Fees are $220-180 per session for most associates (sliding scale fees between $150-180 are possible in only some cases; please contact for more information). Dr. Frank’s fee is $270 with occasional sliding fee slots available.

Our approach is eclectic or integrative, but we use many behavioral and cognitive-behavioral approaches in our work. We are particularly interested in evidenced-based and best practices approaches to treatment and so we continually challenge ourselves as therapists, learn newly refined techniques and approaches and provide each other with peer and collegial consultation regularly. We are humanistic and client centered as well and and have found that it often helps patients to know that their therapist is a regular guy or gal, a human being too, and much can be learned from the relationship of therapy. Many clients come to a therapist’s office because they are struggling in their relationships. Paying attention to how your relationship develops in the office can help you understand how really important social interactions in your life outside of the therapeutic relationship actually work.

We have put together a group of clinicians that we feel offer a wide range of treatment options and so if one of use is not able to provide all of the therapeutic support that you need we can supplement our work with collaboration from one of our colleagues in Jeremy Frank & Associates or with another colleague outside of our office. We are comprised of therapists from several different disciplines, Masters of Family Therapy, Licensed Professional Counselor, National Certified Counselor, Certified Alcohol and Drug Counselor and Psychologist. We will discuss the pros and cons of working with various types of professionals and if we feel you are not getting all that you might benefit from we will discuss that with you so that you can add or make changes to your treatment as you see fit.
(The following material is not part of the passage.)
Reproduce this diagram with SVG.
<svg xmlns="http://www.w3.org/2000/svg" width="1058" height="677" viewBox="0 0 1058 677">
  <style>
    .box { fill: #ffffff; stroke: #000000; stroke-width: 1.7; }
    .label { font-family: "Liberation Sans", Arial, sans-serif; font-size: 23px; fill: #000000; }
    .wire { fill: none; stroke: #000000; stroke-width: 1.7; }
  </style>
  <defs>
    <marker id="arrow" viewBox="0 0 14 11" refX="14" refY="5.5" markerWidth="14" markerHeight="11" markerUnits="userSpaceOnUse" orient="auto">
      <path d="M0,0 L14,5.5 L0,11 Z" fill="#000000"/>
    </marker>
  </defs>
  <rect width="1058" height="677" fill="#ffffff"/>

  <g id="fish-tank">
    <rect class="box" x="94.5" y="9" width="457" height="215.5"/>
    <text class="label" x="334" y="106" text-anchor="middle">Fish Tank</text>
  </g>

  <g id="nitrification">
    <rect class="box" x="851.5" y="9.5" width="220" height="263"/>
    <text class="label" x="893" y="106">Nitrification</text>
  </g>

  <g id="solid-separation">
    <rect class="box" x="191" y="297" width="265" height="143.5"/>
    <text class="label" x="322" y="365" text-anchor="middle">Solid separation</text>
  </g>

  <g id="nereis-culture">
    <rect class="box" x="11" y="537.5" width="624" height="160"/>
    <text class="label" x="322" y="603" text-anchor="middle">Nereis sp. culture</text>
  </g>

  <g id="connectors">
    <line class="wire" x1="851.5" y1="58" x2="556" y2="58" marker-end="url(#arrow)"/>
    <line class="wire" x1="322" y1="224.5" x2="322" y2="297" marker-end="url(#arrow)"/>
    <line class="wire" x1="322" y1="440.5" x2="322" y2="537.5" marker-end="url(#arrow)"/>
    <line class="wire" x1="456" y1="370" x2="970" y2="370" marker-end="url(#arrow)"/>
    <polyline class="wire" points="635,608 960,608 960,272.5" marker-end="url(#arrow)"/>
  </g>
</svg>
As discussed in the Services section here, we like to think of therapists as quarterbacks to your treatment. A more inclusive analogy like “coach” may be better but we believe that our job is to  support,coordinate, lead, or direct your treatment but you choose the position you want to play, you choose when and for how long you’ll play and we negotiate together what route you’ll run and we do this collaboratively. Your job is to work, train, practice and play (and have fun playing too.)
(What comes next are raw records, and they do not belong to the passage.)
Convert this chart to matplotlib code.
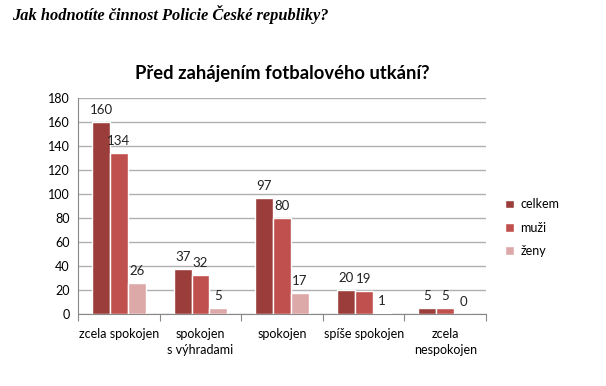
import matplotlib.pyplot as plt
import numpy as np

categories = ["zcela spokojen", "spokojen\ns výhradami", "spokojen", "spíše spokojen", "zcela\nnespokojen"]
celkem = [160, 37, 97, 20, 5]
muzi = [134, 32, 80, 19, 5]
zeny = [26, 5, 17, 1, 0]
series_names = ["celkem", "muži", "ženy"]
colors = ["#9B3D3B", "#C0504D", "#DDA8A8"]

plt.rcParams['font.family'] = ['Lato', 'DejaVu Sans']

fig = plt.figure(figsize=(6.06, 3.86), dpi=100)
ax = fig.add_axes([0.129, 0.187, 0.673, 0.559])

x = np.arange(len(categories))
w = 0.22
for i, (vals, name, c) in enumerate(zip([celkem, muzi, zeny], series_names, colors)):
    pos = x + (i - 1) * w
    ax.bar(pos, vals, w, color=c, edgecolor="white", linewidth=1, label=name, zorder=3)
    for p, v in zip(pos, vals):
        ax.text(p, v + 5, str(v), ha="center", va="bottom", fontsize=9.5, color="#222222")

ax.set_xlim(-0.5, len(categories) - 0.5)
ax.set_ylim(0, 180)
ax.set_yticks(range(0, 181, 20))
ax.yaxis.grid(True, color="#B0B0B0", linewidth=1, zorder=0)
ax.set_axisbelow(True)

ax.set_xticks(np.arange(len(categories) + 1) - 0.5)
ax.set_xticklabels([])
ax.set_xticks(x, minor=True)
ax.set_xticklabels(categories, minor=True, fontsize=9, linespacing=1.4)
ax.tick_params(axis="x", which="minor", length=0, pad=10)
ax.tick_params(axis="x", which="major", length=5, color="#888888", direction="out")
ax.tick_params(axis="y", length=0, labelsize=9, pad=6)

for s in ["top", "right"]:
    ax.spines[s].set_visible(False)
for s in ["left", "bottom"]:
    ax.spines[s].set_color("#888888")

ax.set_title("Před zahájením fotbalového utkání?", fontsize=13.2, fontweight="bold", pad=14)

ax.legend(loc="center left", bbox_to_anchor=(1.02, 0.40), frameon=False, fontsize=9,
          handlelength=0.7, handleheight=0.7, labelspacing=0.9, handletextpad=0.5)

fig.text(0.02, 0.962, "Jak hodnotíte činnost Policie České republiky?", fontsize=11.8,
         fontweight="bold", fontstyle="italic", family=["Liberation Serif", "DejaVu Serif"],
         va="center", ha="left")

fig.savefig("out.png", dpi=100)
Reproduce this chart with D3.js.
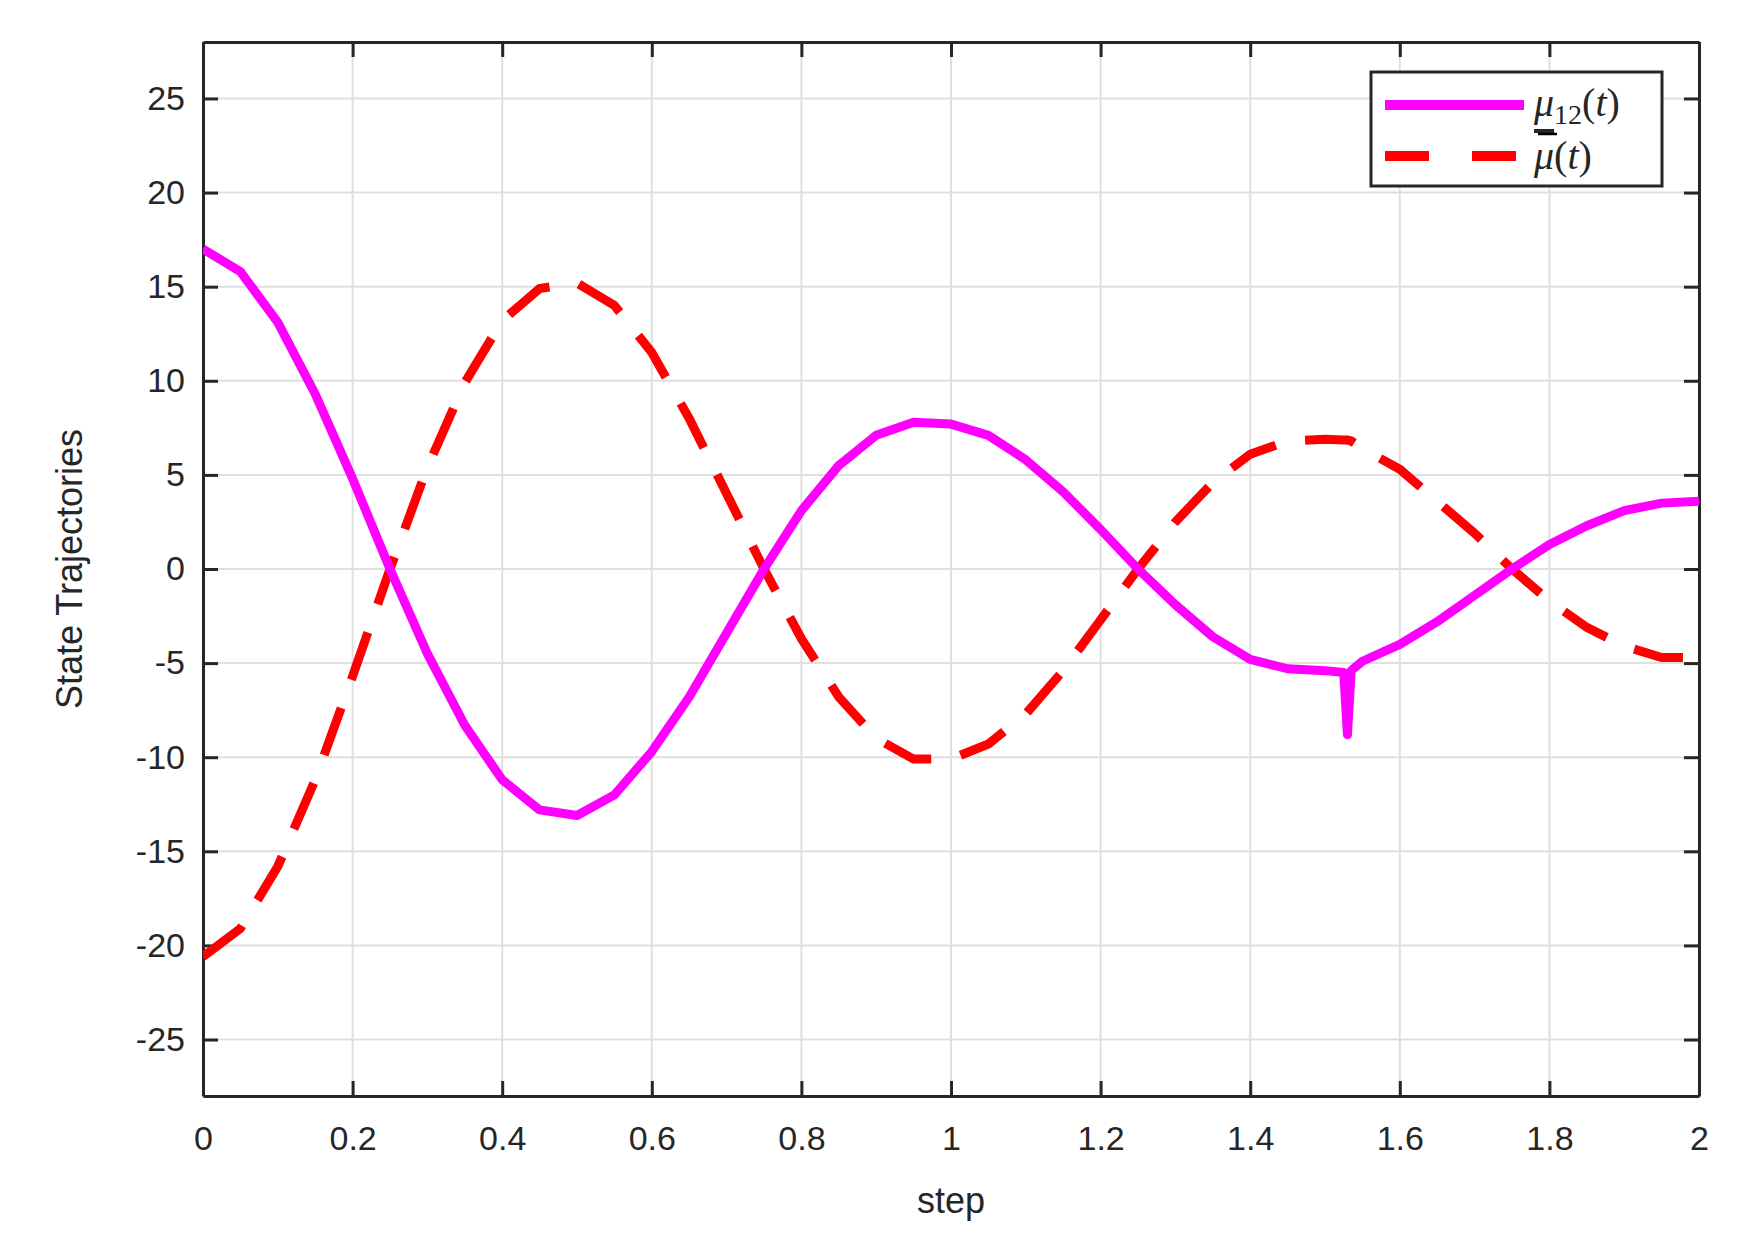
<!DOCTYPE html>
<html>
<head>
<meta charset="utf-8">
<script src="https://cdn.jsdelivr.net/npm/d3@7"></script>
<style>
  body { margin: 0; background: #fff; }
  text { font-family: "Liberation Sans", Arial, sans-serif; fill: #262626; }
</style>
</head>
<body>
<svg id="chart" width="1739" height="1252"></svg>
<script>
const steps = [0, 0.05, 0.1, 0.15, 0.2, 0.25, 0.3, 0.35, 0.4, 0.45, 0.5, 0.55, 0.6, 0.65, 0.7, 0.75,
  0.8, 0.85, 0.9, 0.95, 1.0, 1.05, 1.1, 1.15, 1.2, 1.25, 1.3, 1.35, 1.4, 1.45, 1.5, 1.525, 1.53, 1.535,
  1.55, 1.6, 1.65, 1.7, 1.75, 1.8, 1.85, 1.9, 1.95, 2.0];

const mu12 = [17.0, 15.8, 13.1, 9.3, 4.8, 0, -4.5, -8.3, -11.2, -12.8, -13.1, -12.0, -9.7, -6.8, -3.4, 0,
  3.1, 5.5, 7.1, 7.8, 7.7, 7.1, 5.8, 4.1, 2.1, 0, -1.9, -3.6, -4.8, -5.3, -5.4, -5.5, -8.8, -5.4,
  -4.9, -4.0, -2.8, -1.4, 0, 1.3, 2.3, 3.1, 3.5, 3.6];

const muBar = [-20.6, -19.1, -15.8, -11.2, -5.7, 0, 5.4, 9.9, 13.2, 14.9, 15.2, 14.0, 11.5, 8.0, 4.0, 0,
  -3.7, -6.8, -9.0, -10.1, -10.1, -9.3, -7.7, -5.4, -2.7, 0, 2.5, 4.6, 6.1, 6.8, 6.9, 6.85, 6.85, 6.8,
  6.4, 5.3, 3.6, 1.9, 0, -1.7, -3.1, -4.1, -4.7, -4.7];

const xTicks = [0, 0.2, 0.4, 0.6, 0.8, 1, 1.2, 1.4, 1.6, 1.8, 2];
const yTicks = [-25, -20, -15, -10, -5, 0, 5, 10, 15, 20, 25];

const svg = d3.select('#chart');
const m = { left: 203, right: 1699, top: 42, bottom: 1096 };

const x = d3.scaleLinear().domain([0, 2]).range([m.left, m.right]);
const y = d3.scaleLinear().domain([-28, 28]).range([m.bottom, m.top]);

// grid
const grid = svg.append('g');
grid.selectAll('.gx').data(xTicks).enter().append('line')
  .attr('x1', d => x(d)).attr('x2', d => x(d))
  .attr('y1', m.top).attr('y2', m.bottom)
  .attr('stroke', '#dfdfdf').attr('stroke-width', 2);
grid.selectAll('.gy').data(yTicks).enter().append('line')
  .attr('y1', d => y(d)).attr('y2', d => y(d))
  .attr('x1', m.left).attr('x2', m.right)
  .attr('stroke', '#dfdfdf').attr('stroke-width', 2);

// axes
const tickLen = 15;
const xAxis = svg.append('g').attr('transform', `translate(0,${m.bottom})`)
  .call(d3.axisBottom(x).tickValues(xTicks).tickFormat(d3.format('')).tickSizeInner(-tickLen).tickSizeOuter(0).tickPadding(30));
const xTop = svg.append('g').attr('transform', `translate(0,${m.top})`)
  .call(d3.axisTop(x).tickValues(xTicks).tickFormat('').tickSizeInner(-tickLen).tickSizeOuter(0));
const yAxis = svg.append('g').attr('transform', `translate(${m.left},0)`)
  .call(d3.axisLeft(y).tickValues(yTicks).tickSizeInner(-tickLen).tickSizeOuter(0).tickPadding(18));
const yRight = svg.append('g').attr('transform', `translate(${m.right},0)`)
  .call(d3.axisRight(y).tickValues(yTicks).tickFormat('').tickSizeInner(-tickLen).tickSizeOuter(0));

[xAxis, xTop, yAxis, yRight].forEach(a => {
  a.selectAll('path').attr('stroke', '#262626').attr('stroke-width', 3);
  a.selectAll('line').attr('stroke', '#262626').attr('stroke-width', 3);
  a.selectAll('text').style('font-size', '34px').attr('fill', '#262626')
    .style('font-family', '"Liberation Sans", Arial, sans-serif');
});
yAxis.selectAll('text').text(d => d < 0 ? '-' + Math.abs(d) : d);

// lines
const line = d3.line().x(d => x(d[0])).y(d => y(d[1]));
const clip = svg.append('clipPath').attr('id', 'clip').append('rect')
  .attr('x', m.left).attr('y', m.top).attr('width', m.right - m.left).attr('height', m.bottom - m.top);

svg.append('path').datum(steps.map((s, i) => [s, muBar[i]]))
  .attr('clip-path', 'url(#clip)')
  .attr('d', line).attr('fill', 'none').attr('stroke', '#ff0000')
  .attr('stroke-width', 9).attr('stroke-dasharray', '50,30');

svg.append('path').datum(steps.map((s, i) => [s, mu12[i]]))
  .attr('clip-path', 'url(#clip)')
  .attr('d', line).attr('fill', 'none').attr('stroke', '#ff00ff')
  .attr('stroke-width', 9).attr('stroke-linejoin', 'round');

// labels
svg.append('text').attr('x', (m.left + m.right) / 2).attr('y', 1213)
  .attr('text-anchor', 'middle').style('font-size', '36px').text('step');
svg.append('text').attr('transform', `translate(82,${(m.top + m.bottom) / 2}) rotate(-90)`)
  .attr('text-anchor', 'middle').style('font-size', '36px').text('State Trajectories');

// legend
const lg = svg.append('g').attr('transform', 'translate(1371,72)');
lg.append('rect').attr('width', 291).attr('height', 114)
  .attr('fill', '#fff').attr('stroke', '#262626').attr('stroke-width', 3);
lg.append('line').attr('x1', 14).attr('x2', 153).attr('y1', 33).attr('y2', 33)
  .attr('stroke', '#ff00ff').attr('stroke-width', 10);
lg.append('line').attr('x1', 14).attr('x2', 153).attr('y1', 84).attr('y2', 84)
  .attr('stroke', '#ff0000').attr('stroke-width', 10).attr('stroke-dasharray', '44,43');
const serif = '"Liberation Serif", "DejaVu Serif", serif';
const t1 = lg.append('text').attr('x', 163).attr('y', 44).style('font-family', serif).style('font-size', '40px').attr('fill', '#000');
t1.append('tspan').style('font-style', 'italic').text('μ');
t1.append('tspan').attr('dy', 8).style('font-size', '28px').text('12');
t1.append('tspan').attr('dy', -8).text('(');
t1.append('tspan').style('font-style', 'italic').text('t');
t1.append('tspan').text(')');
const t2 = lg.append('text').attr('x', 163).attr('y', 97).style('font-family', serif).style('font-size', '40px').attr('fill', '#000');
t2.append('tspan').style('font-style', 'italic').style('text-decoration', 'overline').text('μ');
t2.append('tspan').text('(');
t2.append('tspan').style('font-style', 'italic').text('t');
t2.append('tspan').text(')');
lg.append('line').attr('x1', 167).attr('x2', 186).attr('y1', 62).attr('y2', 62)
  .attr('stroke', '#000').attr('stroke-width', 2.5);
</script>
</body>
</html>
We believe in a “stepped level of care” approach for services.  What this means is that it is best to “sign up” for more treatment in the beginning and to see how that goes but treatment should be 1) the least drastic, 2) the least intrusive in your life and 3) the least expensive. In other words, we don’t need to whisk you away to rehab, detox or a recovery house. That is often too drastic, intrusive and expensive. We want to see if clients can make changes while living their normal lives because if they can they are more likely to make real meaningful and lasting changes. In fact most people relapse after inpatient treatment and often it is because of the transition from that “level of care” to coming back home and having less support. If you can build your support at home or in your current environment you may be better off than if you go to rehab in the first place.
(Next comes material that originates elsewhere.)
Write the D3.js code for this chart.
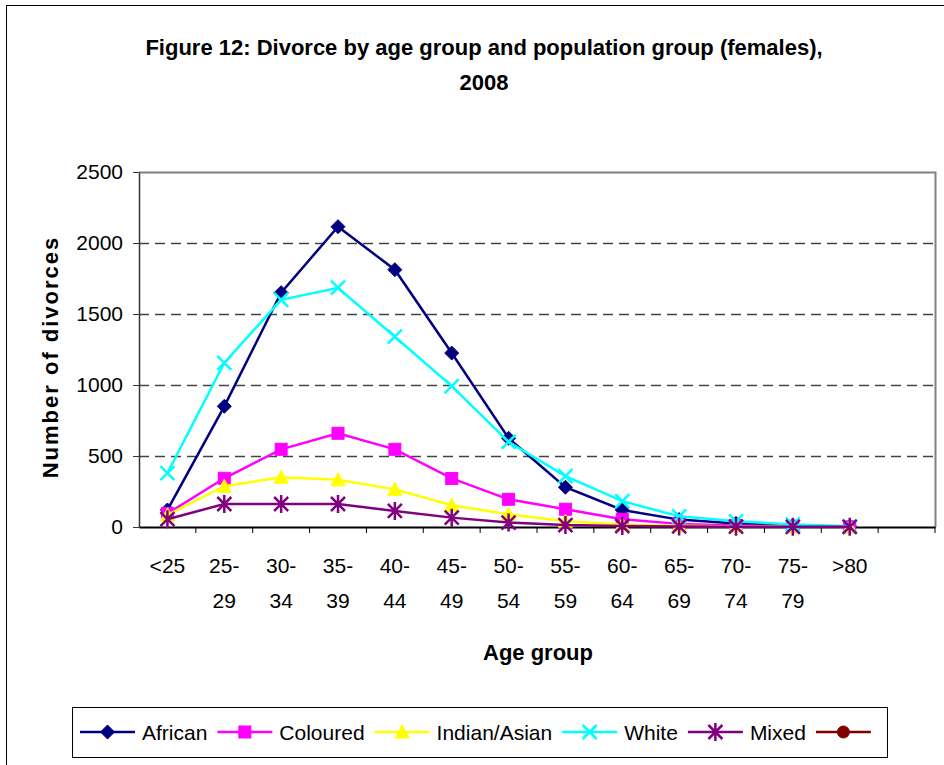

On the other hand, this stepped level of care approach is helpful to think about the trajectory of treatment. So if someone starts out with individual treatment and only wants to come twice a month and it doesn’t work then they should come weekly. If still, they are feeling depressed, missing work or school, and struggling to control their drinking, then they need to step it up and maybe come weekly or maybe add a medication consult or a group meeting once per week. If still they are struggling maybe it’s time to start going to AA or to consider an intensive outpatient treatment program or inpatient treatment. So, perhaps don’t just fire your therapist but instead ratchet it up a few notches, raise the ante, double down and work a little harder in treatment and on yourself. At the same time, the goal of therapy is to eventually not need a therapist anymore. At this point you will be able to accomplish what you accomplish in therapy on your own, with family friends or a significant other.

It can be helpful to ask us for exactly what you are looking for or wanting to accomplish if you know what that is. However most clients do not know exactly what they want or need, and so meeting for an evaluation or consultation allows us to clarify that. There are no bad questions to ask and please feel free to ask ANYTHING that you would like.